Task details:
Every line that holds the string "chart" is to be identified and copied.
-------- Provided material
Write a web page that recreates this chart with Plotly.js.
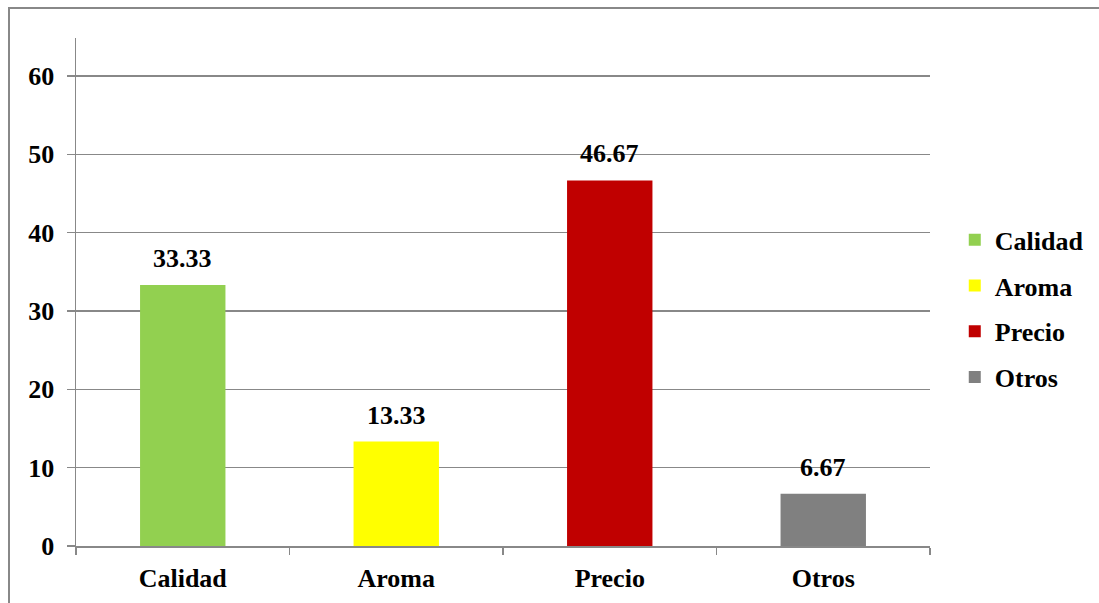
<!DOCTYPE html>
<html>
<head>
<meta charset="utf-8">
<script src="https://cdn.plot.ly/plotly-3.0.1.min.js"></script>
<style>
  html, body { margin: 0; padding: 0; background: #fff; }
  #wrap { position: relative; width: 1099px; height: 603px; overflow: hidden; }
  #chart { position: absolute; left: 0; top: 0; width: 1099px; height: 603px; }
  #frame { position: absolute; left: 8px; top: 7px; width: 1200px; height: 700px;
           border-left: 2px solid #888; border-top: 2px solid #888; pointer-events: none; }
</style>
</head>
<body>
<div id="wrap"><div id="chart"></div><div id="frame"></div></div>
<script>
const categories = ["Calidad", "Aroma", "Precio", "Otros"];
const values = [33.33, 13.33, 46.67, 6.67];
const labels = ["33.33", "13.33", "46.67", "6.67"];
const colors = ["#92D050", "#FFFF00", "#C00000", "#808080"];
const yTicks = [0, 10, 20, 30, 40, 50, 60];

const FAMILY = "Liberation Serif, Times New Roman, serif";
const mkFont = () => ({ family: FAMILY, size: 26, color: "#000" });
const gridColor = "#888888";

const traces = categories.map((c, i) => ({
  type: "bar",
  name: "<b>" + c + "</b>",
  x: [c],
  y: [values[i]],
  marker: { color: colors[i], line: { width: 0 } },
  width: 0.4,
  legendgroup: c,
  hoverinfo: "none"
}));

const annotations = categories.map((c, i) => ({
  x: c, y: values[i], xref: "x", yref: "y",
  text: "<b>" + labels[i] + "</b>",
  showarrow: false, yanchor: "bottom", yshift: 10,
  font: mkFont()
}));

const layout = {
  width: 1099, height: 603,
  margin: { l: 76, r: 169, t: 38, b: 57, autoexpand: false },
  paper_bgcolor: "#fff", plot_bgcolor: "#fff",
  barmode: "overlay",
  showlegend: true,
  legend: {
    x: 1.029, xanchor: "left",
    y: 0.467, yanchor: "middle",
    font: mkFont(), tracegroupgap: 9,
    itemwidth: 30, bgcolor: "rgba(0,0,0,0)"
  },
  font: mkFont(),
  xaxis: {
    type: "category", categoryorder: "array", categoryarray: categories,
    range: [-0.5, 3.5], automargin: false,
    showline: true, linecolor: gridColor, linewidth: 1.5,
    ticks: "outside", tickson: "boundaries", ticklen: 7, tickcolor: gridColor, tickwidth: 1.5,
    showgrid: false, zeroline: false,
    tickfont: mkFont(), ticklabelstandoff: 8,
    ticktext: categories.map(c => "<b>" + c + "</b>"), tickvals: categories, tickmode: "array"
  },
  yaxis: {
    range: [0, 64.85], automargin: false,
    tickmode: "array", tickvals: yTicks, ticktext: yTicks.map(v => "<b>" + v + "</b>"),
    showline: true, linecolor: gridColor, linewidth: 1.5,
    ticks: "outside", ticklen: 8, tickcolor: gridColor, tickwidth: 1.5,
    showgrid: true, gridcolor: gridColor, gridwidth: 1.5,
    zeroline: false, tickfont: mkFont(), ticklabelstandoff: 7
  },
  annotations: annotations
};

Plotly.newPlot("chart", traces, layout, { staticPlot: true, displayModeBar: false });
</script>
</body>
</html>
----------------
Answer below:
Write a web page that recreates this chart with Plotly.js.
  #chart { position: absolute; left: 0; top: 0; width: 1099px; height: 603px; }
<div id="wrap"><div id="chart"></div><div id="frame"></div></div>
Plotly.newPlot("chart", traces, layout, { staticPlot: true, displayModeBar: false });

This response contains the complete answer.